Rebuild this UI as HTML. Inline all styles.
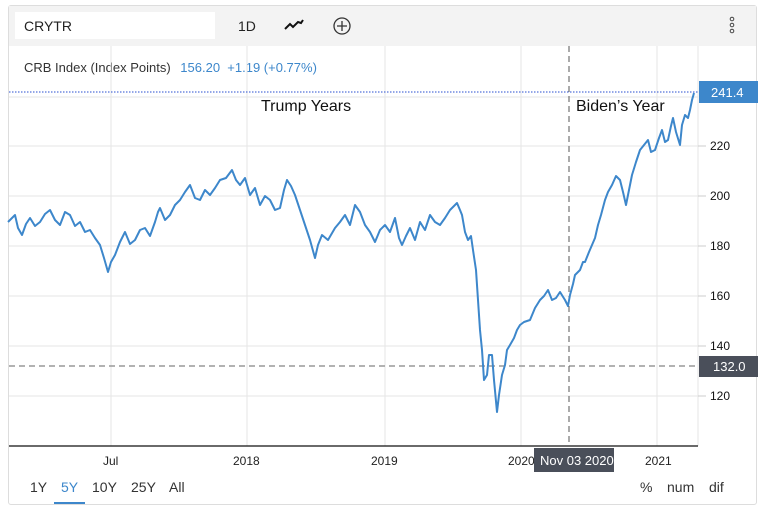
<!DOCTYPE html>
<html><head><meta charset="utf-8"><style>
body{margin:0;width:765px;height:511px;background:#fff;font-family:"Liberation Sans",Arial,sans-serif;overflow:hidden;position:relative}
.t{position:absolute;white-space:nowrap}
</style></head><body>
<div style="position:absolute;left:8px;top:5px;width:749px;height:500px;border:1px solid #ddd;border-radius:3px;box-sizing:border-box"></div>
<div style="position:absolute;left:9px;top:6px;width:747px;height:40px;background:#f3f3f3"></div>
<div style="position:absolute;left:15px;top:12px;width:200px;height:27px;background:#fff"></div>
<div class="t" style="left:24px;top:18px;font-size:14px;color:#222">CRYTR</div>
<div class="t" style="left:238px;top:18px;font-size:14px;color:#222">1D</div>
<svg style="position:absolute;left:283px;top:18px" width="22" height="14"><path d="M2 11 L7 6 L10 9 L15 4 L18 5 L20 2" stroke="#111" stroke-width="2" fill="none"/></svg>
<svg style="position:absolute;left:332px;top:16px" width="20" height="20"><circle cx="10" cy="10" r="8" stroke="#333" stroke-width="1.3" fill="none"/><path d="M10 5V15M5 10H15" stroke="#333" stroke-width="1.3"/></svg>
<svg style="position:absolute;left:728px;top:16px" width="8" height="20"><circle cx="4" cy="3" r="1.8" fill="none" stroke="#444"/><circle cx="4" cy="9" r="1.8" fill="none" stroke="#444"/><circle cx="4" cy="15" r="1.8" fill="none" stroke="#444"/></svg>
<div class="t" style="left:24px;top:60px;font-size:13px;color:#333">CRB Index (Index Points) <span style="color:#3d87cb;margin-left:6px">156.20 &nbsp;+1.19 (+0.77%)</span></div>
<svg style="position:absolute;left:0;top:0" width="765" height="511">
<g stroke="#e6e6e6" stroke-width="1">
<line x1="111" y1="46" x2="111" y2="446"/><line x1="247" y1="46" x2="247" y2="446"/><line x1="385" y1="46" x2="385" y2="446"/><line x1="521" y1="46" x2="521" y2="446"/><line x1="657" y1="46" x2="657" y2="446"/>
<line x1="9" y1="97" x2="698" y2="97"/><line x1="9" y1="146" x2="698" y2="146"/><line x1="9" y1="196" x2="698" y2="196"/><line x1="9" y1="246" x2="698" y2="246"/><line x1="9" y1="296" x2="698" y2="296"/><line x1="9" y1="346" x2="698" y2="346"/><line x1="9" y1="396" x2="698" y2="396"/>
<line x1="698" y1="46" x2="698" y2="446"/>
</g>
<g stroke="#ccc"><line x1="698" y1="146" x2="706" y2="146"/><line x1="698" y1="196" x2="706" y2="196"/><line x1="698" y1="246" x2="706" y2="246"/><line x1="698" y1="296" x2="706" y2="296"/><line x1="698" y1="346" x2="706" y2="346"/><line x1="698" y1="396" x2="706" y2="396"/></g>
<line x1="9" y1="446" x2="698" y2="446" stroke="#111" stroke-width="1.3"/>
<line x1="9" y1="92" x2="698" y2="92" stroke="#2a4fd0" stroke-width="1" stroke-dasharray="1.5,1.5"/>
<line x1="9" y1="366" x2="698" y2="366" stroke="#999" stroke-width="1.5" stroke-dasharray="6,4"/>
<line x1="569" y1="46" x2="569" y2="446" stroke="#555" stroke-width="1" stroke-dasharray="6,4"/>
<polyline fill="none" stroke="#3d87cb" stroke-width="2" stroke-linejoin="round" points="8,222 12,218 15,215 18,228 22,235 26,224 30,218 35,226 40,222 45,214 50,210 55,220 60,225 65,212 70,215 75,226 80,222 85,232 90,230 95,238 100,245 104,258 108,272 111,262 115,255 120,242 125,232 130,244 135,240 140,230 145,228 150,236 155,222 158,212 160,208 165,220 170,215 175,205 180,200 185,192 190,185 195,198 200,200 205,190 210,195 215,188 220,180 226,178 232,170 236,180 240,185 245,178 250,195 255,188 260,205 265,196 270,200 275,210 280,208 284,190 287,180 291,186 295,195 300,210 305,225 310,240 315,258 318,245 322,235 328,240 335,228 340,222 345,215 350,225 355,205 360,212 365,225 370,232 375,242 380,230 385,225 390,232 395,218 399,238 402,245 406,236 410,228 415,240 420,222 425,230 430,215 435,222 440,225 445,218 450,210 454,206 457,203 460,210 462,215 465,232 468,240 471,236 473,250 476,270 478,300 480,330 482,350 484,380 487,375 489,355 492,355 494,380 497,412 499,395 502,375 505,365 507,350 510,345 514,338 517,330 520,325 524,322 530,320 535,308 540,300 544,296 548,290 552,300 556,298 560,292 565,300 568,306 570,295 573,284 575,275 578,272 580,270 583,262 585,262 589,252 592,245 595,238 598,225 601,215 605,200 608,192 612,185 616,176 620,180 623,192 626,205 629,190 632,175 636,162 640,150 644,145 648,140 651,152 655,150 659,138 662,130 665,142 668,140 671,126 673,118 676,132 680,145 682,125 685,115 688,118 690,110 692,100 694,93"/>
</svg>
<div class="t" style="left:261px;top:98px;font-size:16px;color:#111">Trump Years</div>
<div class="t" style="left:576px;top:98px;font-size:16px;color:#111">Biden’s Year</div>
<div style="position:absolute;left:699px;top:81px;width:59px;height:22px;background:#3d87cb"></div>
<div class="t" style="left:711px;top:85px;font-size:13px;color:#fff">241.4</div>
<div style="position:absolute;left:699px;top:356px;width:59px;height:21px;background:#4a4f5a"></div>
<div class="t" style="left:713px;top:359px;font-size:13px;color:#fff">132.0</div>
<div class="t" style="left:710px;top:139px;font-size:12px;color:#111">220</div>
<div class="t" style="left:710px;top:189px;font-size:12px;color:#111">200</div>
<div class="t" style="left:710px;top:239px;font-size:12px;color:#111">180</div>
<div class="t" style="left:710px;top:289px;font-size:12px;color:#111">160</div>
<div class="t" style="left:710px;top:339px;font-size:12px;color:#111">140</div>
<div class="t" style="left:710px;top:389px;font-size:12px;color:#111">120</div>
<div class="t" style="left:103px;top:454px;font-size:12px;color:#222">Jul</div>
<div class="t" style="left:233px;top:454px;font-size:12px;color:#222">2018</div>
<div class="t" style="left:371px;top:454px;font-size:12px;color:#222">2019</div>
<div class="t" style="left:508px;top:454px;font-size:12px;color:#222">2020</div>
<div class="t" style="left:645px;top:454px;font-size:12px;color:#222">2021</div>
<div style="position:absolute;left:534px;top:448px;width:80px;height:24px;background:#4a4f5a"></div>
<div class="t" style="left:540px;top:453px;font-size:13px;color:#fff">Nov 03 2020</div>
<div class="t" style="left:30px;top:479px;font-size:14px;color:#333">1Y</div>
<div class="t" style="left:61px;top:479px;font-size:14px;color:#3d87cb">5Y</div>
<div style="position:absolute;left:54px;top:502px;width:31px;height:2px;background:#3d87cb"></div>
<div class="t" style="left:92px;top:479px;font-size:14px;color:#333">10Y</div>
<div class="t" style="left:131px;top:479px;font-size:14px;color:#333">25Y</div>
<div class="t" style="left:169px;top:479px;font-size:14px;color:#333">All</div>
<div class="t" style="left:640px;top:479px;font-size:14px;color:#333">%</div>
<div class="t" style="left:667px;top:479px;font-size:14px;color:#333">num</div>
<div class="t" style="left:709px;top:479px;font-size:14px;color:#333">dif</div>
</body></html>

==================================================

## Written exercise
Print out the lines exactly, skipping any picture.

## Solution to this task
Rebuild this UI as HTML. Inline all styles.
<!DOCTYPE html>
<html><head><meta charset="utf-8"><style>
body{margin:0;width:765px;height:511px;background:#fff;font-family:"Liberation Sans",Arial,sans-serif;overflow:hidden;position:relative}
.t{position:absolute;white-space:nowrap}
</style></head><body>
<div style="position:absolute;left:8px;top:5px;width:749px;height:500px;border:1px solid #ddd;border-radius:3px;box-sizing:border-box"></div>
<div style="position:absolute;left:9px;top:6px;width:747px;height:40px;background:#f3f3f3"></div>
<div style="position:absolute;left:15px;top:12px;width:200px;height:27px;background:#fff"></div>
<div class="t" style="left:24px;top:18px;font-size:14px;color:#222">CRYTR</div>
<div class="t" style="left:238px;top:18px;font-size:14px;color:#222">1D</div>
<svg style="position:absolute;left:283px;top:18px" width="22" height="14"><path d="M2 11 L7 6 L10 9 L15 4 L18 5 L20 2" stroke="#111" stroke-width="2" fill="none"/></svg>
<svg style="position:absolute;left:332px;top:16px" width="20" height="20"><circle cx="10" cy="10" r="8" stroke="#333" stroke-width="1.3" fill="none"/><path d="M10 5V15M5 10H15" stroke="#333" stroke-width="1.3"/></svg>
<svg style="position:absolute;left:728px;top:16px" width="8" height="20"><circle cx="4" cy="3" r="1.8" fill="none" stroke="#444"/><circle cx="4" cy="9" r="1.8" fill="none" stroke="#444"/><circle cx="4" cy="15" r="1.8" fill="none" stroke="#444"/></svg>
<div class="t" style="left:24px;top:60px;font-size:13px;color:#333">CRB Index (Index Points) <span style="color:#3d87cb;margin-left:6px">156.20 &nbsp;+1.19 (+0.77%)</span></div>
<svg style="position:absolute;left:0;top:0" width="765" height="511">
<g stroke="#e6e6e6" stroke-width="1">
<line x1="111" y1="46" x2="111" y2="446"/><line x1="247" y1="46" x2="247" y2="446"/><line x1="385" y1="46" x2="385" y2="446"/><line x1="521" y1="46" x2="521" y2="446"/><line x1="657" y1="46" x2="657" y2="446"/>
<line x1="9" y1="97" x2="698" y2="97"/><line x1="9" y1="146" x2="698" y2="146"/><line x1="9" y1="196" x2="698" y2="196"/><line x1="9" y1="246" x2="698" y2="246"/><line x1="9" y1="296" x2="698" y2="296"/><line x1="9" y1="346" x2="698" y2="346"/><line x1="9" y1="396" x2="698" y2="396"/>
<line x1="698" y1="46" x2="698" y2="446"/>
</g>
<g stroke="#ccc"><line x1="698" y1="146" x2="706" y2="146"/><line x1="698" y1="196" x2="706" y2="196"/><line x1="698" y1="246" x2="706" y2="246"/><line x1="698" y1="296" x2="706" y2="296"/><line x1="698" y1="346" x2="706" y2="346"/><line x1="698" y1="396" x2="706" y2="396"/></g>
<line x1="9" y1="446" x2="698" y2="446" stroke="#111" stroke-width="1.3"/>
<line x1="9" y1="92" x2="698" y2="92" stroke="#2a4fd0" stroke-width="1" stroke-dasharray="1.5,1.5"/>
<line x1="9" y1="366" x2="698" y2="366" stroke="#999" stroke-width="1.5" stroke-dasharray="6,4"/>
<line x1="569" y1="46" x2="569" y2="446" stroke="#555" stroke-width="1" stroke-dasharray="6,4"/>
<polyline fill="none" stroke="#3d87cb" stroke-width="2" stroke-linejoin="round" points="8,222 12,218 15,215 18,228 22,235 26,224 30,218 35,226 40,222 45,214 50,210 55,220 60,225 65,212 70,215 75,226 80,222 85,232 90,230 95,238 100,245 104,258 108,272 111,262 115,255 120,242 125,232 130,244 135,240 140,230 145,228 150,236 155,222 158,212 160,208 165,220 170,215 175,205 180,200 185,192 190,185 195,198 200,200 205,190 210,195 215,188 220,180 226,178 232,170 236,180 240,185 245,178 250,195 255,188 260,205 265,196 270,200 275,210 280,208 284,190 287,180 291,186 295,195 300,210 305,225 310,240 315,258 318,245 322,235 328,240 335,228 340,222 345,215 350,225 355,205 360,212 365,225 370,232 375,242 380,230 385,225 390,232 395,218 399,238 402,245 406,236 410,228 415,240 420,222 425,230 430,215 435,222 440,225 445,218 450,210 454,206 457,203 460,210 462,215 465,232 468,240 471,236 473,250 476,270 478,300 480,330 482,350 484,380 487,375 489,355 492,355 494,380 497,412 499,395 502,375 505,365 507,350 510,345 514,338 517,330 520,325 524,322 530,320 535,308 540,300 544,296 548,290 552,300 556,298 560,292 565,300 568,306 570,295 573,284 575,275 578,272 580,270 583,262 585,262 589,252 592,245 595,238 598,225 601,215 605,200 608,192 612,185 616,176 620,180 623,192 626,205 629,190 632,175 636,162 640,150 644,145 648,140 651,152 655,150 659,138 662,130 665,142 668,140 671,126 673,118 676,132 680,145 682,125 685,115 688,118 690,110 692,100 694,93"/>
</svg>
<div class="t" style="left:261px;top:98px;font-size:16px;color:#111">Trump Years</div>
<div class="t" style="left:576px;top:98px;font-size:16px;color:#111">Biden’s Year</div>
<div style="position:absolute;left:699px;top:81px;width:59px;height:22px;background:#3d87cb"></div>
<div class="t" style="left:711px;top:85px;font-size:13px;color:#fff">241.4</div>
<div style="position:absolute;left:699px;top:356px;width:59px;height:21px;background:#4a4f5a"></div>
<div class="t" style="left:713px;top:359px;font-size:13px;color:#fff">132.0</div>
<div class="t" style="left:710px;top:139px;font-size:12px;color:#111">220</div>
<div class="t" style="left:710px;top:189px;font-size:12px;color:#111">200</div>
<div class="t" style="left:710px;top:239px;font-size:12px;color:#111">180</div>
<div class="t" style="left:710px;top:289px;font-size:12px;color:#111">160</div>
<div class="t" style="left:710px;top:339px;font-size:12px;color:#111">140</div>
<div class="t" style="left:710px;top:389px;font-size:12px;color:#111">120</div>
<div class="t" style="left:103px;top:454px;font-size:12px;color:#222">Jul</div>
<div class="t" style="left:233px;top:454px;font-size:12px;color:#222">2018</div>
<div class="t" style="left:371px;top:454px;font-size:12px;color:#222">2019</div>
<div class="t" style="left:508px;top:454px;font-size:12px;color:#222">2020</div>
<div class="t" style="left:645px;top:454px;font-size:12px;color:#222">2021</div>
<div style="position:absolute;left:534px;top:448px;width:80px;height:24px;background:#4a4f5a"></div>
<div class="t" style="left:540px;top:453px;font-size:13px;color:#fff">Nov 03 2020</div>
<div class="t" style="left:30px;top:479px;font-size:14px;color:#333">1Y</div>
<div class="t" style="left:61px;top:479px;font-size:14px;color:#3d87cb">5Y</div>
<div style="position:absolute;left:54px;top:502px;width:31px;height:2px;background:#3d87cb"></div>
<div class="t" style="left:92px;top:479px;font-size:14px;color:#333">10Y</div>
<div class="t" style="left:131px;top:479px;font-size:14px;color:#333">25Y</div>
<div class="t" style="left:169px;top:479px;font-size:14px;color:#333">All</div>
<div class="t" style="left:640px;top:479px;font-size:14px;color:#333">%</div>
<div class="t" style="left:667px;top:479px;font-size:14px;color:#333">num</div>
<div class="t" style="left:709px;top:479px;font-size:14px;color:#333">dif</div>
</body></html>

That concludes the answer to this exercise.